A combination of analysis strategies is employed in both academic research and tool development:

• Automated Static Analysis: AST-based checkers flag mutable state variables lacking reassignment—a heuristic indicating omitted updates (Li et al., 8 Aug 2025). These tools have demonstrated utility, confirmed by developer feedback in dozens of projects.
• Formal Semantic Reasoning: Consistency is guaranteed by algorithms that verify commutativity ($f(f(s,u),v)=f(f(s,v),u)$) and employ atomic transaction models (Chait-Roth et al., 6 Aug 2025). Semantic awareness is shown to be essential; oblivious methods are inherently incapable of eliminating inconsistencies.
• Chameleon Hashing and Integrity Chains: Per-module hashes (collision-resistant, trapdoor chameleon) allow dynamic rebinding of customized firmware components while maintaining a cross-module integrity chain (Chen et al., 25 Jul 2025).
• State Machine Modeling: Protocols like TUF synchronize update events using explicit state machines, ensuring that cryptographic signature rollovers and update events are jointly synchronized for repository consistency (Romansky et al., 25 Feb 2025).
• Probabilistic Modeling: When comparing outputs or update results, exponential models estimate the interval between inconsistencies to infer when a new update can be considered safe (Groš et al., 2021).
• Mitigation by Protocol Design: Solutions include explicit atomic update mechanisms, semantic merges, rigorous initialization, use of integrity-anchored data structures (as in rig frameworks ensuring causal succession (Coward et al., 2022)), and physical attestation in AR frameworks (e.g., fusion of RGB and depth data to verify environmental consistency (Slocum et al., 2023)).

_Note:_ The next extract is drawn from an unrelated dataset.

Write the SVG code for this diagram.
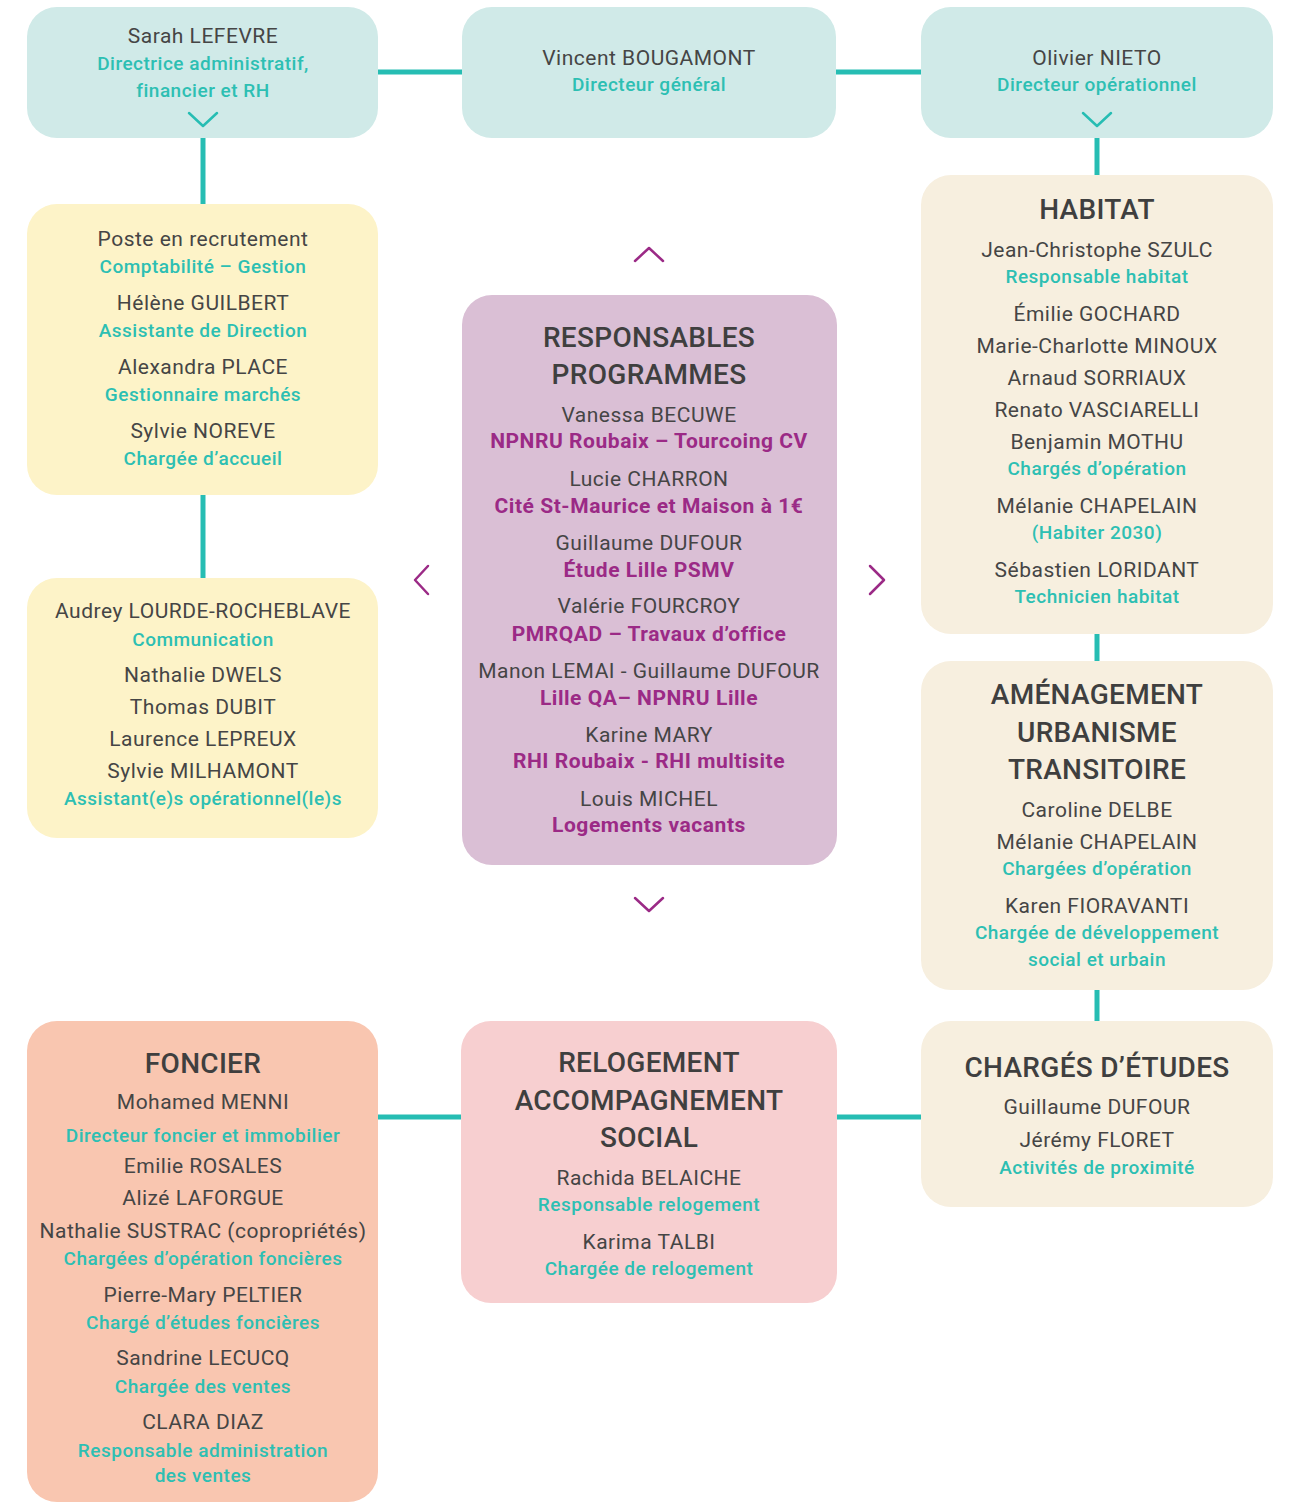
<svg xmlns="http://www.w3.org/2000/svg" width="1291" height="1504" viewBox="0 0 1291 1504">
<style>
text{font-family:Roboto,"Liberation Sans",sans-serif;text-anchor:middle}
.n{font-size:21px;fill:#454545;letter-spacing:0.5px}
.r{font-size:19px;font-weight:500;fill:#2dbfb3;letter-spacing:0.5px}
.p{font-size:21px;font-weight:700;fill:#9b2a86;letter-spacing:0.55px}
.t{font-size:28px;font-weight:500;fill:#3f3f3f;letter-spacing:0.3px}
.c{fill:none;stroke:#26bdb3;stroke-width:5}
.chev{fill:none;stroke-width:2.5;stroke-linecap:round;stroke-linejoin:round}
</style>
<rect width="1291" height="1504" fill="#fff"/>
<g id="connectors" class="c">
<line x1="378" y1="72" x2="462" y2="72"/>
<line x1="836" y1="72" x2="921" y2="72"/>
<line x1="203" y1="138" x2="203" y2="205"/>
<line x1="203" y1="495" x2="203" y2="578"/>
<line x1="1097" y1="138" x2="1097" y2="175"/>
<line x1="1097" y1="634" x2="1097" y2="661"/>
<line x1="1097" y1="990" x2="1097" y2="1021"/>
<line x1="378" y1="1117" x2="461" y2="1117"/>
<line x1="837" y1="1117" x2="921" y2="1117"/>
</g>
<g id="sarah">
<rect x="27" y="7" width="351" height="131" rx="30" fill="#d0eae8"/>
<text class="n" x="203" y="43">Sarah LEFEVRE</text>
<text class="r" x="203" y="70">Directrice administratif,</text>
<text class="r" x="203" y="97">financier et RH</text>
<polyline class="chev" stroke="#26bdb3" points="189,113 203,126 217,113"/>
</g>
<g id="vincent">
<rect x="462" y="7" width="374" height="131" rx="30" fill="#d0eae8"/>
<text class="n" x="649" y="65">Vincent BOUGAMONT</text>
<text class="r" x="649" y="91">Directeur général</text>
</g>
<g id="olivier">
<rect x="921" y="7" width="352" height="131" rx="30" fill="#d0eae8"/>
<text class="n" x="1097" y="65">Olivier NIETO</text>
<text class="r" x="1097" y="91">Directeur opérationnel</text>
<polyline class="chev" stroke="#26bdb3" points="1083,113 1097,126 1111,113"/>
</g>
<g id="admin">
<rect x="27" y="204" width="351" height="291" rx="30" fill="#fdf3c8"/>
<text class="n" x="203" y="246">Poste en recrutement</text>
<text class="r" x="203" y="273">Comptabilité – Gestion</text>
<text class="n" x="203" y="310">Hélène GUILBERT</text>
<text class="r" x="203" y="337">Assistante de Direction</text>
<text class="n" x="203" y="374">Alexandra PLACE</text>
<text class="r" x="203" y="401">Gestionnaire marchés</text>
<text class="n" x="203" y="438">Sylvie NOREVE</text>
<text class="r" x="203" y="465">Chargée d’accueil</text>
</g>
<g id="communication">
<rect x="27" y="578" width="351" height="260" rx="30" fill="#fdf3c8"/>
<text class="n" x="203" y="618">Audrey LOURDE-ROCHEBLAVE</text>
<text class="r" x="203" y="646">Communication</text>
<text class="n" x="203" y="682">Nathalie DWELS</text>
<text class="n" x="203" y="714">Thomas DUBIT</text>
<text class="n" x="203" y="746">Laurence LEPREUX</text>
<text class="n" x="203" y="778">Sylvie MILHAMONT</text>
<text class="r" x="203" y="805">Assistant(e)s opérationnel(le)s</text>
</g>
<g id="programmes">
<rect x="462" y="295" width="375" height="570" rx="30" fill="#dabfd5"/>
<text class="t" x="649" y="347">RESPONSABLES</text>
<text class="t" x="649" y="384">PROGRAMMES</text>
<text class="n" x="649" y="422">Vanessa BECUWE</text>
<text class="p" x="649" y="448">NPNRU Roubaix – Tourcoing CV</text>
<text class="n" x="649" y="486">Lucie CHARRON</text>
<text class="p" x="649" y="513">Cité St-Maurice et Maison à 1€</text>
<text class="n" x="649" y="550">Guillaume DUFOUR</text>
<text class="p" x="649" y="577">Étude Lille PSMV</text>
<text class="n" x="649" y="613">Valérie FOURCROY</text>
<text class="p" x="649" y="641">PMRQAD – Travaux d’office</text>
<text class="n" x="649" y="678">Manon LEMAI - Guillaume DUFOUR</text>
<text class="p" x="649" y="705">Lille QA– NPNRU Lille</text>
<text class="n" x="649" y="742">Karine MARY</text>
<text class="p" x="649" y="768">RHI Roubaix - RHI multisite</text>
<text class="n" x="649" y="806">Louis MICHEL</text>
<text class="p" x="649" y="832">Logements vacants</text>
<polyline class="chev" stroke="#9b2a86" points="635,261 649,248 663,261"/>
<polyline class="chev" stroke="#9b2a86" points="428,566 415,580 428,594"/>
<polyline class="chev" stroke="#9b2a86" points="870,566 884,580 870,594"/>
<polyline class="chev" stroke="#9b2a86" points="635,898 649,911 663,898"/>
</g>
<g id="habitat">
<rect x="921" y="175" width="352" height="459" rx="30" fill="#f7efdf"/>
<text class="t" x="1097" y="219">HABITAT</text>
<text class="n" x="1097" y="257">Jean-Christophe SZULC</text>
<text class="r" x="1097" y="283">Responsable habitat</text>
<text class="n" x="1097" y="321">Émilie GOCHARD</text>
<text class="n" x="1097" y="353">Marie-Charlotte MINOUX</text>
<text class="n" x="1097" y="385">Arnaud SORRIAUX</text>
<text class="n" x="1097" y="417">Renato VASCIARELLI</text>
<text class="n" x="1097" y="449">Benjamin MOTHU</text>
<text class="r" x="1097" y="475">Chargés d’opération</text>
<text class="n" x="1097" y="513">Mélanie CHAPELAIN</text>
<text class="r" x="1097" y="539">(Habiter 2030)</text>
<text class="n" x="1097" y="577">Sébastien LORIDANT</text>
<text class="r" x="1097" y="603">Technicien habitat</text>
</g>
<g id="amenagement">
<rect x="921" y="661" width="352" height="329" rx="30" fill="#f7efdf"/>
<text class="t" x="1097" y="704">AMÉNAGEMENT</text>
<text class="t" x="1097" y="742">URBANISME</text>
<text class="t" x="1097" y="779">TRANSITOIRE</text>
<text class="n" x="1097" y="817">Caroline DELBE</text>
<text class="n" x="1097" y="849">Mélanie CHAPELAIN</text>
<text class="r" x="1097" y="875">Chargées d’opération</text>
<text class="n" x="1097" y="913">Karen FIORAVANTI</text>
<text class="r" x="1097" y="939">Chargée de développement</text>
<text class="r" x="1097" y="966">social et urbain</text>
</g>
<g id="etudes">
<rect x="921" y="1021" width="352" height="186" rx="30" fill="#f7efdf"/>
<text class="t" x="1097" y="1077">CHARGÉS D’ÉTUDES</text>
<text class="n" x="1097" y="1114">Guillaume DUFOUR</text>
<text class="n" x="1097" y="1147">Jérémy FLORET</text>
<text class="r" x="1097" y="1174">Activités de proximité</text>
</g>
<g id="foncier">
<rect x="27" y="1021" width="351" height="481" rx="30" fill="#f9c6b0"/>
<text class="t" x="203" y="1073">FONCIER</text>
<text class="n" x="203" y="1109">Mohamed MENNI</text>
<text class="r" x="203" y="1142">Directeur foncier et immobilier</text>
<text class="n" x="203" y="1173">Emilie ROSALES</text>
<text class="n" x="203" y="1205">Alizé LAFORGUE</text>
<text class="n" x="203" y="1238">Nathalie SUSTRAC (copropriétés)</text>
<text class="r" x="203" y="1265">Chargées d’opération foncières</text>
<text class="n" x="203" y="1302">Pierre-Mary PELTIER</text>
<text class="r" x="203" y="1329">Chargé d’études foncières</text>
<text class="n" x="203" y="1365">Sandrine LECUCQ</text>
<text class="r" x="203" y="1393">Chargée des ventes</text>
<text class="n" x="203" y="1429">CLARA DIAZ</text>
<text class="r" x="203" y="1457">Responsable administration</text>
<text class="r" x="203" y="1482">des ventes</text>
</g>
<g id="relogement">
<rect x="461" y="1021" width="376" height="282" rx="30" fill="#f7cfd0"/>
<text class="t" x="649" y="1072">RELOGEMENT</text>
<text class="t" x="649" y="1110">ACCOMPAGNEMENT</text>
<text class="t" x="649" y="1147">SOCIAL</text>
<text class="n" x="649" y="1185">Rachida BELAICHE</text>
<text class="r" x="649" y="1211">Responsable relogement</text>
<text class="n" x="649" y="1249">Karima TALBI</text>
<text class="r" x="649" y="1275">Chargée de relogement</text>
</g>
</svg>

5. Empirical Impact and Security Implications

Empirical analyses characterize the prevalence and consequences of inconsistent state update vulnerabilities:

• Smart Contracts: Of 116 identified vulnerabilities in 352 projects, dynamic dependent update omission is the leading cause, exploited in front-running, reentrancy, and logical manipulation. Tools based on these findings have detected missing updates in 64 active projects (Li et al., 8 Aug 2025).
• IoT Firmware Updates: More than half of recent update-related CVEs derive from customization-induced cross-module issues, with module-level vulnerabilities increasing by more than 800% in five years (Chen et al., 25 Jul 2025). Delays in update propagation and fragmented supply chain transparency extend the attack surface (Prakash et al., 2022, Bradley et al., 2022).
• Microservices: Without semantically aware mixed-mode update algorithms, real-world rolling updates frequently risk contradictory data store states, leading to catastrophic failures or data loss (Chait-Roth et al., 6 Aug 2025).
• Quantitative Models: Formal measures such as avoidable vulnerabilities $|X\setminus Y|$ and probabilistic models (e.g., $P(T > T_{required}) = e^{-\lambda T_{required}}$) have been proposed for estimating risks and guiding update policies (Prakash et al., 2022, Groš et al., 2021).

The persistence of these vulnerabilities across multiple domains highlights the need for systemic improvements in update semantics, cross-component synchronization, and rigorous integrity anchoring.

6. Recommendations and Future Research Directions

Research findings suggest several effective strategies for reducing inconsistent state update vulnerabilities:

• Design-Time Enforcement: Ensure that all correlated or dynamically dependent state variables are updated atomically, with explicit sequencing and strong boundary conditions (Li et al., 8 Aug 2025, Chait-Roth et al., 6 Aug 2025).
• Semantic Verification: Consider only semantic update methods; provably correct through commutativity and atomicity theory (Chait-Roth et al., 6 Aug 2025).
• Cross-Module Integrity: Employ robust cryptographic chaining mechanisms for modular update workflows, using chameleon hashes and proof-of-work offloading for high assurance even under severe key exposure (Chen et al., 25 Jul 2025).
• Systematic Upgrade Protocols: Standardize storage layout and initialization routines for smart contract upgrades to prevent slot collisions and business logic ambiguity; adhere to established proxy standards and track upgrade chain diversity to mitigate large-scale multi-contract risk (Wang et al., 4 Aug 2025).
• Transparency and Monitoring: Increase supply chain transparency with SBOMs and visible update metadata; adopt proactive anomaly detection or concurrent version comparisons when feasible (Prakash et al., 2022, Groš et al., 2021).
• Continuous Auditing: Automate and periodically rerun static detectors based on evolving patterns to capture newly emergent update-related inconsistencies.
• Expanded Theory: Further develop the foundational mathematics for update atomicity in complex, distributed, or quantum scenarios (Chait-Roth et al., 6 Aug 2025, Tezzin et al., 21 Feb 2025).

A plausible implication is that as customization and update flexibility increase, systems must move towards highly modular, cryptographically anchored, and semantically aware update frameworks to sustain resilience against inconsistent state update vulnerabilities. This direction sets key priorities for future research and industrial practice in secure, maintainable computational infrastructures.